What Charges Has the ED Filed Against Metalloids Technologies and Its Promoters?
Synopsis
Key Takeaways
Hyderabad, Jan 31 (NationPress) The Directorate of Enforcement (ED) from the Hyderabad Zonal Office has submitted a charge sheet to the PMLA Court in Rangareddy concerning M/s Metalloids Technologies Private Limited (MTPL), its Managing Director Jayant Biswas, and his spouse Mousumi Biswas, as stated in an official announcement on Saturday.
On January 28, the court acknowledged the charge sheet filed in accordance with the provisions of the Prevention of Money Laundering Act.
The ED launched the investigation following multiple FIRs lodged by the Telangana Police under Section 420 of the IPC against MTPL, Jayant Biswas, and others for allegedly deceiving unsuspecting investors by promising high returns on various investment schemes. Following this, several FIRs were filed due to complaints from investors across multiple states.
The investigation uncovered that MTPL lacked the necessary Reserve Bank of India (RBI) approval to operate such investment schemes. Initially, the company was registered to engage in the business of trading metallurgical and metal welding products. However, it was allegedly misused as a shell entity to attract public deposits through fictitious high-return schemes devoid of any authentic business activity.
The ED reported that promoters Jayant Biswas and Mousumi Biswas crafted a misleading strategy to collect funds from the public by launching enticing investment schemes that promised unrealistic returns ranging from 40% to 200% in a short time. These schemes mimicked a classic Ponzi model, wherein returns to earlier investors were funded by money obtained from new investors.
Furthermore, the company charged non-refundable registration fees of Rs 2,222 per ID (and multiples of this), distributed misleading agreements that denied liability, and collected deposits without engaging in any productive activity as stated in its Memorandum of Association. In total, MTPL allegedly defrauded over 4,000 investors, amassing more than Rs 114.52 crore. Out of this, Rs 99.57 crore was returned, while Rs 14.95 crore was reportedly misappropriated.
To project an image of legitimacy, MTPL employed aggressive marketing tactics, including printed brochures, video presentations, and motivational seminars held in luxurious hotels. Commission agents, team leaders, and early investors were rewarded to attract additional investors. These commissions reportedly ceased once new inflows dwindled, causing alarm among depositors.

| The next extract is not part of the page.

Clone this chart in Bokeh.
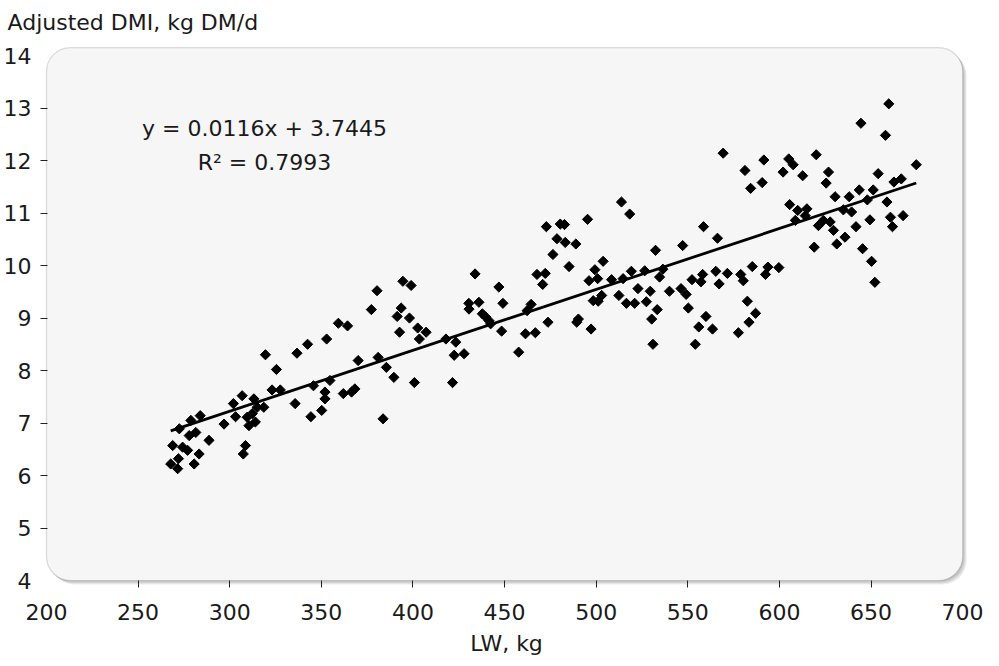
import math
from bokeh.plotting import figure
from bokeh.models import Range1d, FixedTicker, BoxAnnotation, Label, ColumnDataSource
from bokeh.embed import file_html
from bokeh.resources import INLINE

# ---- data ----
lw = [
    267.8, 271.6, 268.9, 274.3, 277.0, 272.0, 280.6, 283.3, 272.5, 277.9,
    281.5, 278.8, 283.9, 288.7, 296.9, 303.2, 302.0, 306.8, 308.6, 307.4,
    310.5, 309.5, 313.2, 315.0, 312.3, 314.0, 318.6, 319.5, 325.5, 323.1,
    327.6, 335.7, 336.7, 342.5, 344.3, 345.7,
    350.2, 352.9, 354.7, 352.0, 352.0, 362.0, 368.3, 366.5, 359.3, 364.3,
    370.1, 377.3, 380.4, 381.0, 385.5, 383.7, 389.6, 392.7, 391.4, 393.6,
    394.5, 399.0, 398.1, 402.6, 407.2, 403.5, 400.8, 418.0, 423.4, 422.5,
    427.9, 421.6, 430.6, 430.5,
    433.9, 436.0, 437.9, 439.7, 441.5, 442.4, 446.9, 449.1, 448.4, 457.7,
    461.4, 466.8, 462.3, 464.5, 467.7, 472.2, 470.8, 473.7, 472.8, 476.4,
    478.6, 480.4, 482.7, 483.1, 488.9, 485.2, 495.3, 490.3, 489.4, 497.2,
    496.1, 499.3, 500.8, 503.8, 498.4, 501.1, 503.0, 508.4, 512.4, 513.8,
    518.3, 514.7, 516.5, 519.2, 521.0, 522.8, 526.5, 529.5, 527.4, 532.4,
    533.3, 530.3, 531.0, 534.6, 536.4, 540.0, 547.2, 546.3, 549.1, 550.3,
    552.3, 554.1, 556.0, 557.2, 558.1, 558.6, 559.9, 563.5, 565.3, 566.2,
    567.1, 569.3, 571.6, 577.6, 578.9, 580.3, 582.5, 583.4, 587.0, 581.2,
    584.3, 590.6, 591.5, 585.2, 592.4, 593.7, 599.7,
    602.0, 605.1, 607.5, 620.1, 612.7, 626.8, 625.5, 605.6, 610.0, 615.0,
    608.7, 614.1, 619.0, 621.3, 624.0, 627.7, 629.5, 631.3, 630.4, 635.8,
    634.9, 638.1, 639.4, 641.8, 643.6, 645.4, 648.0, 649.4, 650.3, 652.1,
    651.2, 653.9, 658.7, 660.6, 661.7, 662.5, 666.5, 667.5, 674.7,
    659.7, 644.5, 657.9,
]
dmi = [
    6.22, 6.13, 6.57, 6.54, 6.48, 6.32, 6.22, 6.41, 6.89, 6.76,
    6.82, 7.05, 7.14, 6.67, 6.98, 7.12, 7.37, 7.52, 6.57, 6.41,
    6.95, 7.11, 7.46, 7.30, 7.18, 7.02, 7.30, 8.30, 8.02, 7.63,
    7.63, 7.37, 8.33, 8.50, 7.12, 7.71,
    7.24, 8.60, 7.81, 7.59, 7.46, 7.56, 7.65, 7.59, 8.90, 8.85,
    8.19, 9.16, 9.52, 8.25, 8.06, 7.08, 7.87, 8.73, 9.03, 9.19,
    9.70, 9.62, 9.00, 8.81, 8.73, 8.60, 7.77, 8.60, 8.54, 8.29,
    8.32, 7.77, 9.17, 9.28,
    9.84, 9.30, 9.08, 9.02, 8.95, 8.89, 9.59, 9.28, 8.75, 8.35,
    8.70, 8.72, 9.14, 9.26, 9.83, 9.85, 9.64, 8.92, 10.74, 10.21,
    10.51, 10.79, 10.78, 10.44, 10.41, 9.98, 10.88, 8.98, 8.92, 8.79,
    9.71, 9.92, 9.75, 10.08, 9.33, 9.32, 9.43, 9.73, 9.43, 11.21,
    10.98, 9.75, 9.28, 9.89, 9.28, 9.56, 9.90, 9.51, 9.31, 10.29,
    9.16, 8.98, 8.50, 9.78, 9.93, 9.51, 10.38, 9.56, 9.45, 9.19,
    9.73, 8.50, 8.83, 9.69, 9.83, 10.74, 9.03, 8.79, 9.89, 10.52,
    9.65, 12.14, 9.85, 8.72, 9.83, 9.71, 9.32, 8.92, 9.09, 11.81,
    11.47, 11.58, 12.01, 9.98, 9.83, 9.97, 9.96,
    11.78, 12.03, 11.92, 12.11, 11.71, 11.78, 11.57, 11.16, 11.05, 11.08,
    10.86, 10.95, 10.35, 10.76, 10.86, 10.83, 10.67, 10.41, 11.31, 10.54,
    11.06, 11.31, 11.02, 10.74, 11.44, 10.32, 11.25, 10.87, 10.08, 9.68,
    11.44, 11.75, 11.21, 10.92, 10.74, 11.59, 11.65, 10.95, 11.92,
    13.08, 12.71, 12.48,
]
slope = 0.0116
intercept = 3.7445
r_squared = 0.7993
x_ticks = [200, 250, 300, 350, 400, 450, 500, 550, 600, 650, 700]
y_ticks = [4, 5, 6, 7, 8, 9, 10, 11, 12, 13, 14]
x_title = "LW, kg"
y_title = "Adjusted DMI, kg DM/d"

FONT = "DejaVu Sans"
FS = "22px"
TXT = "#1a1a1a"

p = figure(width=983, height=658, output_backend="svg", toolbar_location=None,
           x_range=Range1d(198.92, 703.2), y_range=Range1d(3.886, 14.191),
           min_border_left=38, min_border_right=15, min_border_top=45,
           min_border_bottom=72)
p.background_fill_color = "white"
p.border_fill_color = "white"
p.outline_line_color = None
p.xgrid.visible = False
p.ygrid.visible = False

# title (y-axis caption placed top-left)
p.title.text = y_title
p.title.text_font = FONT
p.title.text_font_size = FS
p.title.text_font_style = "normal"
p.title.text_color = TXT
p.title.align = "left"
p.title.vertical_align = "top"
p.title.offset = -37
p.title.standoff = 18

# rounded plot-area panel with soft shadow
dxp = 1 / 1.844
dyp = 1 / 52.5
for k in (4, 3, 2, 1):
    p.add_layout(BoxAnnotation(left=200 + k * dxp, right=700 + k * dxp,
                               bottom=4 - k * dyp, top=14.15 - k * dyp,
                               fill_color="black", fill_alpha=0.07,
                               line_color=None, border_radius=24, level="underlay"))
p.add_layout(BoxAnnotation(left=200, right=700, bottom=4, top=14.15,
                           fill_color="#f6f6f6", fill_alpha=1.0,
                           line_color="#8c8c8c", line_width=1.2,
                           border_radius=24, level="underlay"))

# axes
p.xaxis.ticker = FixedTicker(ticks=x_ticks, minor_ticks=x_ticks[1:-1])
p.yaxis.ticker = FixedTicker(ticks=y_ticks, minor_ticks=y_ticks[1:-1])
for ax in (p.xaxis, p.yaxis):
    ax.axis_line_color = None
    ax.major_tick_line_color = None
    ax.major_tick_in = 0
    ax.major_tick_out = 0
    ax.minor_tick_line_color = "#222222"
    ax.minor_tick_line_width = 1
    ax.major_label_text_font = FONT
    ax.major_label_text_font_size = FS
    ax.major_label_text_color = TXT
p.xaxis.minor_tick_in = 6
p.xaxis.minor_tick_out = 1
p.yaxis.minor_tick_in = 3
p.yaxis.minor_tick_out = 4
p.xaxis.major_label_standoff = 16
p.yaxis.major_label_standoff = 9
p.xaxis.axis_label = x_title
p.xaxis.axis_label_text_font = FONT
p.xaxis.axis_label_text_font_size = FS
p.xaxis.axis_label_text_font_style = "normal"
p.xaxis.axis_label_text_color = TXT
p.xaxis.axis_label_standoff = 8

# data
src = ColumnDataSource(data=dict(x=lw, y=dmi))
p.scatter("x", "y", source=src, marker="square", size=7.2, angle=math.pi / 4,
          fill_color="black", line_color="black")

xs = [min(lw), max(lw)]
ys = [slope * v + intercept for v in xs]
p.line(xs, ys, line_color="black", line_width=2.8)

# regression annotation
p.add_layout(Label(x=319, y=12.61, text=f"y = {slope}x + {intercept}",
                   text_align="center", text_baseline="middle",
                   text_font=FONT, text_font_size=FS, text_color=TXT))
p.add_layout(Label(x=319, y=11.96, text=f"R\u00b2 = {r_squared}",
                   text_align="center", text_baseline="middle",
                   text_font=FONT, text_font_size=FS, text_color=TXT))

open("out.html", "w").write(file_html(p, INLINE))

The ED indicated that the proceeds of crime were utilized for promotional events, travel, and investments in other ventures, including SO Vacations, Samarin Coffee House, M/s Arthkranti Beed Nidhi Ltd (a Nidhi company), the purchase of two flats in Kolkata, and fixed deposits under the name of Mousumi Biswas's mother.
Previously, the ED had provisionally attached movable and immovable assets valued at Rs 1.32 crore on April 30, 2025.